» **TO BE DONE**
Go through the entries and transcribe each one exactly, dropping the pictures.
-=-=-=-=-
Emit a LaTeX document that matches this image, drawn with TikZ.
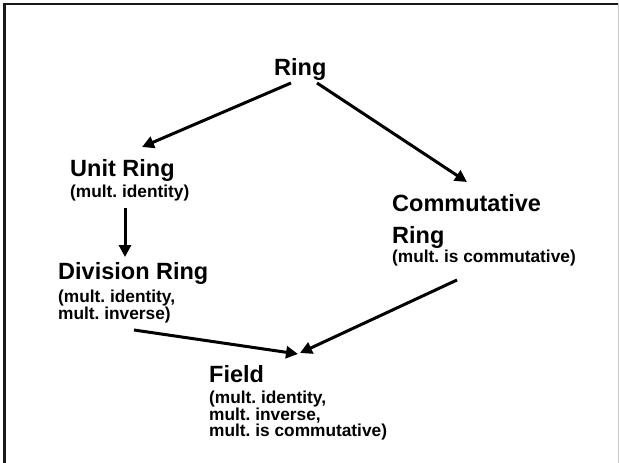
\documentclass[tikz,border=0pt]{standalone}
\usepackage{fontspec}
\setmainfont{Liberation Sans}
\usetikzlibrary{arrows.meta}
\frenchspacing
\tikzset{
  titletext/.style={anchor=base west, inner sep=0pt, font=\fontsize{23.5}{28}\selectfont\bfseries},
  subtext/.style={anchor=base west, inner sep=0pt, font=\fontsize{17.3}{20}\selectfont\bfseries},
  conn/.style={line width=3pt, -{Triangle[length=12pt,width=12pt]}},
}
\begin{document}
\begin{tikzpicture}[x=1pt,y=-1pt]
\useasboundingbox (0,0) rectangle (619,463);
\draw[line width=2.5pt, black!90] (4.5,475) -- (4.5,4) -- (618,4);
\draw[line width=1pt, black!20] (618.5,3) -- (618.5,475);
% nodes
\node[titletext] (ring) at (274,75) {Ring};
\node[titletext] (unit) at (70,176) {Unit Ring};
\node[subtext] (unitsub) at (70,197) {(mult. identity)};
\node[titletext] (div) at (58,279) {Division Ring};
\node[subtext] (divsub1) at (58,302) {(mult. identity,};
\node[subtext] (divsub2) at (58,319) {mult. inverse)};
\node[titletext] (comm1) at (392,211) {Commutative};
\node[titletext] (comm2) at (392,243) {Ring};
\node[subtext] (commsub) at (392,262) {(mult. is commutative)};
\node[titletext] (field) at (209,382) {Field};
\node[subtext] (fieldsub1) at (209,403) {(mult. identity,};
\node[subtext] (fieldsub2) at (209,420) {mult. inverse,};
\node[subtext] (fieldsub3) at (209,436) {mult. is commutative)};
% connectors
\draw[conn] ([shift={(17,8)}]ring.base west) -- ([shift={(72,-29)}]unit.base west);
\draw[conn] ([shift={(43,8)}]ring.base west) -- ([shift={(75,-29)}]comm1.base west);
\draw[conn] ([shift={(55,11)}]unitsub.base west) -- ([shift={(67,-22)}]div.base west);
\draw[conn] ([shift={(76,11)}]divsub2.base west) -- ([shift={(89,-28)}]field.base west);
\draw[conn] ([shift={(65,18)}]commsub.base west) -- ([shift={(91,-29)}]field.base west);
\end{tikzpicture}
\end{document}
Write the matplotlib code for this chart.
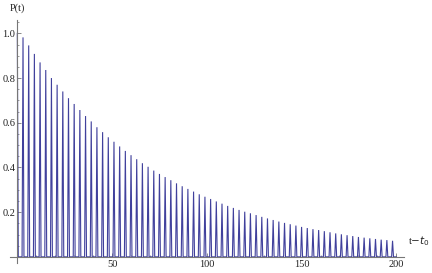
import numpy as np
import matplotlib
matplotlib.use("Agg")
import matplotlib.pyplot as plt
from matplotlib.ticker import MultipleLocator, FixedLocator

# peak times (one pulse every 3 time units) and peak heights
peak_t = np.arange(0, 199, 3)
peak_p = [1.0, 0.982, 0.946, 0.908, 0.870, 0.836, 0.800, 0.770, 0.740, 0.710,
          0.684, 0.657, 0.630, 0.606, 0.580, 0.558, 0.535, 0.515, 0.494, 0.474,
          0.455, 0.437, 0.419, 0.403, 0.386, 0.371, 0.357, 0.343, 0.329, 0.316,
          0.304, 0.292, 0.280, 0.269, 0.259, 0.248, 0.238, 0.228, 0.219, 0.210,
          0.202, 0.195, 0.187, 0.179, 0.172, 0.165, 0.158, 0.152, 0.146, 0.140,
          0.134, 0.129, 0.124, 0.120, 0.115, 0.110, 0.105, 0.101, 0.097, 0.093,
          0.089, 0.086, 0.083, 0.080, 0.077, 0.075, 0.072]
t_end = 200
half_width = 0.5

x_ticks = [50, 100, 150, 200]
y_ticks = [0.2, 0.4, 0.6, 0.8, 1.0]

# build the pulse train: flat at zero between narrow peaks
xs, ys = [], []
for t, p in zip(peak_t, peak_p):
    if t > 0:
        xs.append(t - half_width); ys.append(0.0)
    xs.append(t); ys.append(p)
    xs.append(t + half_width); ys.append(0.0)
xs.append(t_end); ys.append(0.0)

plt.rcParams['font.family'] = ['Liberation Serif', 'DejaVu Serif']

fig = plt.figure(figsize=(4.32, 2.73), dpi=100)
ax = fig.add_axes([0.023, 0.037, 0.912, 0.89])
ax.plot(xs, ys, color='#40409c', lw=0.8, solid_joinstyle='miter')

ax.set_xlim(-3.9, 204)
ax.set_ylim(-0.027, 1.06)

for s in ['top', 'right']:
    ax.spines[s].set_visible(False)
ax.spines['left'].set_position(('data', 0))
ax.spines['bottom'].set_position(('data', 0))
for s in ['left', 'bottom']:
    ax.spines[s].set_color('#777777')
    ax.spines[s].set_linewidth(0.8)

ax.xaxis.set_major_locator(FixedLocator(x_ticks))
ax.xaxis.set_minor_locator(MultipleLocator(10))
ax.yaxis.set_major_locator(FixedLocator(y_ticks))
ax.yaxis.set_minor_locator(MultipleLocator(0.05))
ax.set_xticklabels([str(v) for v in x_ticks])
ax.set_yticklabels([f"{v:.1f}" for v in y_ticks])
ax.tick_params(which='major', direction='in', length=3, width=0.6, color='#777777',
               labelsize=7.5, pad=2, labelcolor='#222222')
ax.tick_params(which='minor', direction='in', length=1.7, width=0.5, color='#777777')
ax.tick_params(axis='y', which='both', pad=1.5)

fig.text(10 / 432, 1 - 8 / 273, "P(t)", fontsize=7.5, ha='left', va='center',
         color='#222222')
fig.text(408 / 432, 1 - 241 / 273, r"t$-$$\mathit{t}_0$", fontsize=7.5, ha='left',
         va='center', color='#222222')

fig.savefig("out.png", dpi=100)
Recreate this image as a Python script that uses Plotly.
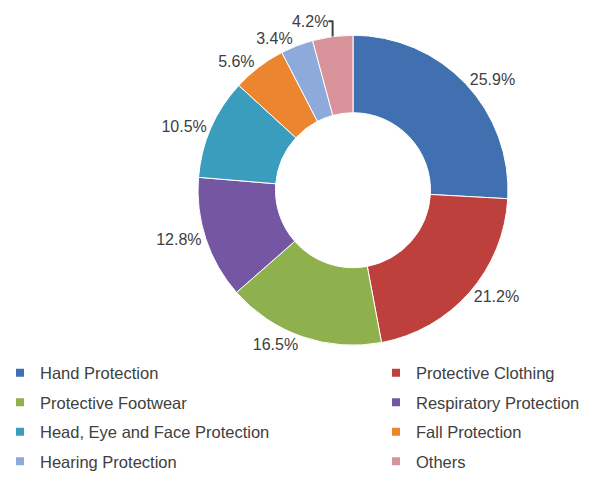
-=-=-=-=-
» **FULL OUTPUT**
Emit a LaTeX document that matches this image, drawn with TikZ.
\documentclass[tikz,border=0pt]{standalone}
\usepackage{fontspec}
\setmainfont{Liberation Sans}
\usetikzlibrary{arrows.meta}
\frenchspacing
\tikzset{
  titletext/.style={anchor=base west, inner sep=0pt, font=\fontsize{23.5}{28}\selectfont\bfseries},
  subtext/.style={anchor=base west, inner sep=0pt, font=\fontsize{17.3}{20}\selectfont\bfseries},
  conn/.style={line width=3pt, -{Triangle[length=12pt,width=12pt]}},
}
\begin{document}
\begin{tikzpicture}[x=1pt,y=-1pt]
\useasboundingbox (0,0) rectangle (619,463);
\draw[line width=2.5pt, black!90] (4.5,475) -- (4.5,4) -- (618,4);
\draw[line width=1pt, black!20] (618.5,3) -- (618.5,475);
% nodes
\node[titletext] (ring) at (274,75) {Ring};
\node[titletext] (unit) at (70,176) {Unit Ring};
\node[subtext] (unitsub) at (70,197) {(mult. identity)};
\node[titletext] (div) at (58,279) {Division Ring};
\node[subtext] (divsub1) at (58,302) {(mult. identity,};
\node[subtext] (divsub2) at (58,319) {mult. inverse)};
\node[titletext] (comm1) at (392,211) {Commutative};
\node[titletext] (comm2) at (392,243) {Ring};
\node[subtext] (commsub) at (392,262) {(mult. is commutative)};
\node[titletext] (field) at (209,382) {Field};
\node[subtext] (fieldsub1) at (209,403) {(mult. identity,};
\node[subtext] (fieldsub2) at (209,420) {mult. inverse,};
\node[subtext] (fieldsub3) at (209,436) {mult. is commutative)};
% connectors
\draw[conn] ([shift={(17,8)}]ring.base west) -- ([shift={(72,-29)}]unit.base west);
\draw[conn] ([shift={(43,8)}]ring.base west) -- ([shift={(75,-29)}]comm1.base west);
\draw[conn] ([shift={(55,11)}]unitsub.base west) -- ([shift={(67,-22)}]div.base west);
\draw[conn] ([shift={(76,11)}]divsub2.base west) -- ([shift={(89,-28)}]field.base west);
\draw[conn] ([shift={(65,18)}]commsub.base west) -- ([shift={(91,-29)}]field.base west);
\end{tikzpicture}
\end{document}
Write the matplotlib code for this chart.
import numpy as np
import matplotlib
matplotlib.use("Agg")
import matplotlib.pyplot as plt
from matplotlib.ticker import MultipleLocator, FixedLocator

# peak times (one pulse every 3 time units) and peak heights
peak_t = np.arange(0, 199, 3)
peak_p = [1.0, 0.982, 0.946, 0.908, 0.870, 0.836, 0.800, 0.770, 0.740, 0.710,
          0.684, 0.657, 0.630, 0.606, 0.580, 0.558, 0.535, 0.515, 0.494, 0.474,
          0.455, 0.437, 0.419, 0.403, 0.386, 0.371, 0.357, 0.343, 0.329, 0.316,
          0.304, 0.292, 0.280, 0.269, 0.259, 0.248, 0.238, 0.228, 0.219, 0.210,
          0.202, 0.195, 0.187, 0.179, 0.172, 0.165, 0.158, 0.152, 0.146, 0.140,
          0.134, 0.129, 0.124, 0.120, 0.115, 0.110, 0.105, 0.101, 0.097, 0.093,
          0.089, 0.086, 0.083, 0.080, 0.077, 0.075, 0.072]
t_end = 200
half_width = 0.5

x_ticks = [50, 100, 150, 200]
y_ticks = [0.2, 0.4, 0.6, 0.8, 1.0]

# build the pulse train: flat at zero between narrow peaks
xs, ys = [], []
for t, p in zip(peak_t, peak_p):
    if t > 0:
        xs.append(t - half_width); ys.append(0.0)
    xs.append(t); ys.append(p)
    xs.append(t + half_width); ys.append(0.0)
xs.append(t_end); ys.append(0.0)

plt.rcParams['font.family'] = ['Liberation Serif', 'DejaVu Serif']

fig = plt.figure(figsize=(4.32, 2.73), dpi=100)
ax = fig.add_axes([0.023, 0.037, 0.912, 0.89])
ax.plot(xs, ys, color='#40409c', lw=0.8, solid_joinstyle='miter')

ax.set_xlim(-3.9, 204)
ax.set_ylim(-0.027, 1.06)

for s in ['top', 'right']:
    ax.spines[s].set_visible(False)
ax.spines['left'].set_position(('data', 0))
ax.spines['bottom'].set_position(('data', 0))
for s in ['left', 'bottom']:
    ax.spines[s].set_color('#777777')
    ax.spines[s].set_linewidth(0.8)

ax.xaxis.set_major_locator(FixedLocator(x_ticks))
ax.xaxis.set_minor_locator(MultipleLocator(10))
ax.yaxis.set_major_locator(FixedLocator(y_ticks))
ax.yaxis.set_minor_locator(MultipleLocator(0.05))
ax.set_xticklabels([str(v) for v in x_ticks])
ax.set_yticklabels([f"{v:.1f}" for v in y_ticks])
ax.tick_params(which='major', direction='in', length=3, width=0.6, color='#777777',
               labelsize=7.5, pad=2, labelcolor='#222222')
ax.tick_params(which='minor', direction='in', length=1.7, width=0.5, color='#777777')
ax.tick_params(axis='y', which='both', pad=1.5)

fig.text(10 / 432, 1 - 8 / 273, "P(t)", fontsize=7.5, ha='left', va='center',
         color='#222222')
fig.text(408 / 432, 1 - 241 / 273, r"t$-$$\mathit{t}_0$", fontsize=7.5, ha='left',
         va='center', color='#222222')

fig.savefig("out.png", dpi=100)
Recreate this image as a Python script that uses Plotly.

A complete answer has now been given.